Will politicians succeed where people failed?

After a lull in the protests, the linear projects are back in the news. Just days after Chief Minister Dr Pramod Sawant asserted that the three linear projects – double tracking of the South West Railway line, expansion of highway and power project – would become a reality despite the movement against them, six Opposition politicians came together to demand that the land acquisition for double tracking of the railway line be stopped and threatened legal action if it continues. They were accompanied by members of the Goencho Ekvott that has been spearheading the movement against the projects over the past few months. 

Simultaneously, Goencho Avaaz too demanded that the Collector stop the land acquisition process for the same project and this group too warned to knock the doors of judiciary if their demands are not fulfilled. While the Opposition MLAs met the Collector and then met the deputy collector at Mormugao on the same issue, where they were kept waiting outside before they were allowed to enter, civil society members also turned up at the Vasco office of the Mormugao deputy collector to protest the hearings. Interestingly, the Opposition MLAs at Vasco were joined by BJP MLA Alina Saldanha, whose Cortalim constituency will be much affected by the double tracking.

The entry of the politicians in the protest is rather interesting. The opposition to the railway double tracking has been a people’s movement all through the last few months. On November 1 last year, when the people held a night vigil at Guirdolim railway level crossing to thwart the scheduled double tracking work, the politicians who had turned up at the protest site had been booed by the people. The politician had not been welcome, though the Opposition MLAs had been supporting the movement. This changed somewhat during the last Assembly session when the Opposition forced a long debate on the three linear projects on the floor of the House that went on long into the night.

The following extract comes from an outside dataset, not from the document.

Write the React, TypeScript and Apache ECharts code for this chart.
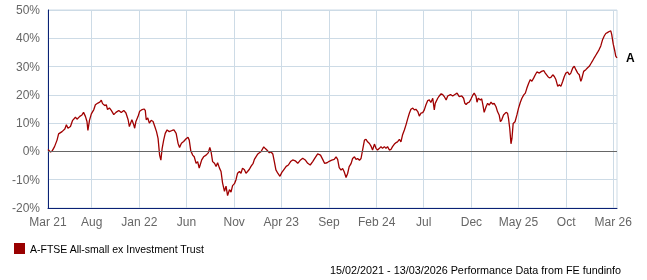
import React, { useEffect, useRef } from 'react';
import * as echarts from 'echarts';

const FONT = '"Liberation Sans", Arial, sans-serif';

const seriesName = 'A-FTSE All-small ex Investment Trust';
const endLabelText = 'A';
const footnote = '15/02/2021 - 13/03/2026 Performance Data from FE fundinfo';

const axisStart = '2021-03-14';
const axisEnd = '2026-03-13';

const tickDates = [
  '2021-03-14', '2021-08-01', '2022-01-01', '2022-06-01', '2022-11-01', '2023-04-01', '2023-09-01',
  '2024-02-01', '2024-07-01', '2024-12-01', '2025-05-01', '2025-10-01', '2026-03-01',
];
const tickLabels = ['Mar 21', 'Aug', 'Jan 22', 'Jun', 'Nov', 'Apr 23', 'Sep', 'Feb 24', 'Jul', 'Dec', 'May 25', 'Oct', 'Mar 26'];

const yMin = -20;
const yMax = 50;
const yStep = 10;

const dates = [
  '2021-03-14', '2021-03-22', '2021-03-27', '2021-04-04', '2021-04-12', '2021-04-17', '2021-04-28', '2021-05-07',
  '2021-05-12', '2021-05-17', '2021-05-25', '2021-06-01', '2021-06-10', '2021-06-15', '2021-06-24', '2021-07-01',
  '2021-07-06', '2021-07-12', '2021-07-17', '2021-07-20', '2021-07-25', '2021-07-31', '2021-08-08', '2021-08-13',
  '2021-08-21', '2021-08-27', '2021-09-01', '2021-09-05', '2021-09-12', '2021-09-17', '2021-09-21', '2021-09-27',
  '2021-10-03', '2021-10-11', '2021-10-18', '2021-10-27', '2021-11-04', '2021-11-12', '2021-11-19', '2021-11-26',
  '2021-11-30', '2021-12-04', '2021-12-08', '2021-12-14', '2021-12-17', '2021-12-21', '2021-12-28', '2022-01-02',
  '2022-01-10', '2022-01-16', '2022-01-20', '2022-01-23', '2022-01-28', '2022-02-02', '2022-02-08', '2022-02-14',
  '2022-02-19', '2022-02-25', '2022-03-02', '2022-03-07', '2022-03-11', '2022-03-15', '2022-03-20', '2022-03-25',
  '2022-03-31', '2022-04-07', '2022-04-16', '2022-04-22', '2022-04-29', '2022-05-05', '2022-05-10', '2022-05-16',
  '2022-05-23', '2022-05-31', '2022-06-06', '2022-06-10', '2022-06-15', '2022-06-21', '2022-06-26', '2022-07-02',
  '2022-07-07', '2022-07-12', '2022-07-15', '2022-07-20', '2022-07-26', '2022-08-03', '2022-08-10', '2022-08-15',
  '2022-08-19', '2022-08-24', '2022-08-30', '2022-09-04', '2022-09-09', '2022-09-15', '2022-09-20', '2022-09-25',
  '2022-10-01', '2022-10-06', '2022-10-11', '2022-10-17', '2022-10-22', '2022-10-27', '2022-11-02', '2022-11-07',
  '2022-11-12', '2022-11-18', '2022-11-23', '2022-11-28', '2022-12-04', '2022-12-09', '2022-12-14', '2022-12-20',
  '2022-12-25', '2023-01-01', '2023-01-05', '2023-01-10', '2023-01-16', '2023-01-21', '2023-01-26', '2023-02-04',
  '2023-02-09', '2023-02-14', '2023-02-22', '2023-02-27', '2023-03-05', '2023-03-10', '2023-03-15', '2023-03-21',
  '2023-03-28', '2023-04-03', '2023-04-09', '2023-04-17', '2023-04-24', '2023-05-01', '2023-05-08', '2023-05-16',
  '2023-05-24', '2023-06-02', '2023-06-09', '2023-06-17', '2023-06-25', '2023-07-03', '2023-07-11', '2023-07-18',
  '2023-07-27', '2023-08-05', '2023-08-12', '2023-08-18', '2023-08-26', '2023-09-02', '2023-09-10', '2023-09-18',
  '2023-09-24', '2023-09-29', '2023-10-04', '2023-10-10', '2023-10-15', '2023-10-20', '2023-10-26', '2023-10-31',
  '2023-11-05', '2023-11-11', '2023-11-16', '2023-11-22', '2023-11-27', '2023-12-02', '2023-12-08', '2023-12-13',
  '2023-12-18', '2023-12-24', '2023-12-29', '2024-01-03', '2024-01-09', '2024-01-14', '2024-01-19', '2024-01-25',
  '2024-01-30', '2024-02-04', '2024-02-10', '2024-02-15', '2024-02-20', '2024-02-26', '2024-03-02', '2024-03-07',
  '2024-03-13', '2024-03-18', '2024-03-23', '2024-03-29', '2024-04-03', '2024-04-08', '2024-04-14', '2024-04-19',
  '2024-04-24', '2024-04-30', '2024-05-05', '2024-05-11', '2024-05-16', '2024-05-21', '2024-05-27', '2024-06-01',
  '2024-06-06', '2024-06-12', '2024-06-17', '2024-06-22', '2024-06-28', '2024-07-03', '2024-07-08', '2024-07-14',
  '2024-07-19', '2024-07-24', '2024-07-30', '2024-08-04', '2024-08-07', '2024-08-15', '2024-08-20', '2024-08-26',
  '2024-08-31', '2024-09-05', '2024-09-11', '2024-09-16', '2024-09-25', '2024-10-02', '2024-10-09', '2024-10-16',
  '2024-10-23', '2024-10-31', '2024-11-06', '2024-11-10', '2024-11-14', '2024-11-19', '2024-11-24', '2024-11-30',
  '2024-12-05', '2024-12-10', '2024-12-16', '2024-12-19', '2024-12-23', '2024-12-30', '2025-01-03', '2025-01-07',
  '2025-01-11', '2025-01-17', '2025-01-22', '2025-01-27', '2025-02-02', '2025-02-07', '2025-02-12', '2025-02-18',
  '2025-02-23', '2025-02-28', '2025-03-04', '2025-03-08', '2025-03-14', '2025-03-22', '2025-03-27', '2025-03-30',
  '2025-04-03', '2025-04-07', '2025-04-10', '2025-04-14', '2025-04-20', '2025-04-26', '2025-05-01', '2025-05-07',
  '2025-05-12', '2025-05-18', '2025-05-23', '2025-05-28', '2025-06-03', '2025-06-08', '2025-06-13', '2025-06-19',
  '2025-06-24', '2025-06-29', '2025-07-07', '2025-07-14', '2025-07-21', '2025-07-26', '2025-08-03', '2025-08-08',
  '2025-08-13', '2025-08-19', '2025-08-24', '2025-08-29', '2025-09-04', '2025-09-09', '2025-09-14', '2025-09-20',
  '2025-09-25', '2025-09-30', '2025-10-06', '2025-10-11', '2025-10-16', '2025-10-22', '2025-10-27', '2025-11-01',
  '2025-11-07', '2025-11-12', '2025-11-17', '2025-11-20', '2025-11-26', '2025-12-03', '2025-12-08', '2025-12-14',
  '2025-12-19', '2025-12-24', '2025-12-30', '2026-01-04', '2026-01-09', '2026-01-15', '2026-01-20', '2026-01-26',
  '2026-01-31', '2026-02-05', '2026-02-10', '2026-02-16', '2026-02-21', '2026-02-24', '2026-03-01', '2026-03-06',
  '2026-03-09', '2026-03-13',
];

const values = [
  0.7, -0.2, 0.1, 1.7, 4.0, 6.2, 7.0, 7.9,
  9.4, 8.2, 8.8, 11.0, 12.1, 11.4, 12.4, 12.9,
  13.8, 12.4, 10.6, 7.4, 11.0, 13.3, 14.8, 16.5,
  17.1, 17.4, 18.1, 16.9, 16.2, 16.5, 14.8, 15.4,
  14.5, 13.0, 13.8, 14.5, 13.8, 14.5, 13.6, 11.2,
  8.8, 10.0, 11.2, 9.4, 8.2, 10.6, 12.4, 14.2,
  14.8, 15.0, 14.5, 11.2, 11.8, 10.0, 11.0, 10.6,
  9.0, 7.0, 4.6, -1.3, -3.1, 1.0, 4.0, 6.4,
  7.6, 7.0, 7.4, 7.6, 6.4, 2.9, 1.4, 2.9,
  3.5, 4.5, 5.0, 4.0, 0.2, -1.3, -1.9, -4.2,
  -3.6, -5.9, -4.8, -3.0, -1.9, -1.3, -0.5, 1.4,
  -0.1, -3.6, -4.2, -5.3, -4.0, -5.9, -7.1, -11.2,
  -14.1, -12.3, -15.6, -13.5, -14.4, -12.1, -11.4, -10.0,
  -7.7, -7.1, -7.7, -5.9, -6.5, -7.7, -7.1, -6.3,
  -5.3, -4.2, -2.8, -1.9, -0.9, -0.5, -0.1, 1.6,
  1.0, 0.5, -0.5, -0.1, -0.9, -3.6, -6.5, -7.7,
  -8.8, -7.4, -6.5, -5.3, -4.8, -3.6, -3.0, -3.3,
  -4.2, -3.0, -2.4, -3.0, -4.2, -4.8, -3.6, -2.4,
  -0.9, -1.3, -2.8, -4.2, -4.0, -3.5, -3.1, -2.8,
  -1.9, -2.8, -5.7, -6.6, -6.0, -7.2, -9.2, -7.8,
  -5.4, -4.3, -2.5, -1.9, -2.8, -2.5, -3.1, -2.5,
  0.5, 4.0, 4.3, 3.4, 2.8, 1.9, 0.5, 2.6,
  1.1, 0.5, 1.1, 1.7, 1.1, 1.7, 1.1, 1.7,
  0.5, 0.7, 1.7, 2.6, 3.1, 3.4, 4.3, 3.4,
  5.8, 7.6, 9.3, 11.7, 13.5, 14.9, 15.3, 14.7,
  14.9, 14.1, 12.5, 13.5, 13.7, 14.7, 16.4, 18.0,
  18.2, 17.3, 18.8, 14.7, 17.0, 18.8, 19.6, 20.4,
  20.1, 19.4, 18.2, 19.6, 20.1, 19.6, 20.1, 20.6,
  19.4, 19.6, 18.8, 17.0, 16.6, 17.2, 17.4, 18.6,
  19.8, 20.6, 19.4, 17.4, 18.8, 18.2, 18.6, 16.4,
  13.8, 15.8, 17.0, 16.4, 17.4, 16.7, 17.0, 15.8,
  14.0, 12.9, 10.5, 11.1, 12.9, 13.8, 13.5, 11.7,
  8.1, 2.7, 4.5, 9.9, 10.5, 12.9, 15.2, 17.4,
  18.8, 20.0, 20.6, 22.4, 24.2, 25.4, 24.8, 26.0,
  27.1, 28.1, 27.7, 28.3, 28.6, 27.7, 26.5, 26.0,
  26.2, 27.1, 26.5, 25.4, 23.0, 23.6, 23.0, 24.8,
  26.5, 27.7, 28.1, 27.1, 27.7, 29.5, 30.1, 28.9,
  27.7, 27.1, 24.8, 25.7, 28.3, 28.9, 29.5, 30.1,
  31.0, 31.9, 33.1, 34.0, 34.9, 36.1, 37.3, 39.6,
  40.8, 41.7, 42.0, 42.4, 42.6, 41.4, 37.9, 35.5,
  33.7, 33.1,
];

function ts(s: string): number {
  const [y, m, d] = s.split('-').map(Number);
  return new Date(y, m - 1, d).getTime();
}

export default function App() {
  const ref = useRef<HTMLDivElement>(null);

  useEffect(() => {
    if (!ref.current) return;
    const chart = echarts.init(ref.current, null, { renderer: 'svg' });
    const tickValues = tickDates.map(ts);
    const labelFor = (v: number): string => {
      let best = 0;
      let bestDiff = Infinity;
      tickValues.forEach((t, i) => {
        const diff = Math.abs(t - v);
        if (diff < bestDiff) {
          bestDiff = diff;
          best = i;
        }
      });
      return bestDiff < 86400000 ? tickLabels[best] : '';
    };
    const data = dates.map((d, i) => [ts(d), values[i]]);
    const gridColor = '#cddbe6';
    const axisColor = '#0b2175';

    chart.setOption({
      animation: false,
      textStyle: { fontFamily: FONT },
      grid: {
        left: 48,
        right: 30,
        top: 10,
        bottom: 72,
        show: true,
        borderColor: gridColor,
        borderWidth: 1,
      },
      legend: {
        show: true,
        left: 14,
        top: 243,
        padding: 0,
        icon: 'rect',
        itemWidth: 11,
        itemHeight: 11,
        selectedMode: false,
        data: [seriesName],
        textStyle: { fontSize: 10.5, color: '#000', fontFamily: FONT },
      },
      xAxis: {
        type: 'value',
        min: ts(axisStart),
        max: ts(axisEnd),
        axisLine: { show: true, onZero: false, lineStyle: { color: axisColor, width: 1 } },
        axisTick: { show: false, customValues: tickValues },
        axisLabel: {
          customValues: tickValues,
          formatter: (v: number) => labelFor(v),
          fontSize: 12,
          color: '#666',
          margin: 8,
          fontFamily: FONT,
          hideOverlap: false,
        },
        splitLine: { show: true, lineStyle: { color: gridColor, width: 1 } },
      },
      yAxis: {
        type: 'value',
        min: yMin,
        max: yMax,
        interval: yStep,
        axisLine: { show: true, lineStyle: { color: axisColor, width: 1 } },
        axisTick: { show: false },
        axisLabel: { formatter: '{value}%', fontSize: 12, color: '#666', margin: 8, fontFamily: FONT },
        splitLine: { show: true, lineStyle: { color: gridColor, width: 1 } },
      },
      series: [
        {
          type: 'line',
          name: seriesName,
          data,
          symbol: 'none',
          showSymbol: false,
          lineStyle: { color: '#a00000', width: 1.3 },
          itemStyle: { color: '#990000' },
          endLabel: {
            show: true,
            formatter: endLabelText,
            distance: 9,
            color: '#000',
            fontSize: 12,
            fontWeight: 'bold',
            fontFamily: FONT,
          },
          markLine: {
            silent: true,
            symbol: 'none',
            label: { show: false },
            lineStyle: { color: '#666', type: 'solid', width: 1 },
            data: [{ yAxis: 0 }],
          },
        },
      ],
      graphic: [
        {
          type: 'text',
          x: 330,
          y: 270,
          style: {
            text: footnote,
            fill: '#000',
            font: '10.8px "Liberation Sans", Arial, sans-serif',
            verticalAlign: 'middle',
          },
        },
      ],
    });

    return () => chart.dispose();
  }, []);

  return <div ref={ref} style={{ position: 'fixed', left: 0, top: 0, width: 647, height: 280 }} />;
}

The debate arose from a private members’ resolution that sought to recommend that the government scrap the three linear projects that threaten ecology in the interest of the public who been opposed to them. The main point raised at that time was that the double tracking was meant to allow the transportation of coal, with the question raised as to why the thousands of trees are being cut in a forest to transport coal. The answer was that the projects are for Goa’s future. The resolution was defeated as the Opposition stood as one block and the government as another. Even the absence of MLAs from the ruling benches whose constituents are affected by the projects did not turn it is favour of the opposition.

The memorandum to the Collector and the visit to the Deputy Collector by the MLAs is therefore the first public show of unity – other than the resolution in the Assembly – among the MLAs on the railway double tracking. Even at Guirdolim, when the politicians had turned up for the protest and been booed, they had arrived there and stood grouped together by party affiliation. 

This brings a very different perspective to the movement as it attains a firmer base from which to lunge forward. The people’s movement has gained traction even outside the State, though the government has remained unresponsive. Can the Opposition MLAs, at the very least, get an assurance from the government on keeping the land acquisition on hold? The government has been adamant on the three projects, refusing to budge from its stand even once. The test for the united opposition will be the Budget session of the Assembly, where hopes will rest on them getting results, rather than playing to the galleries.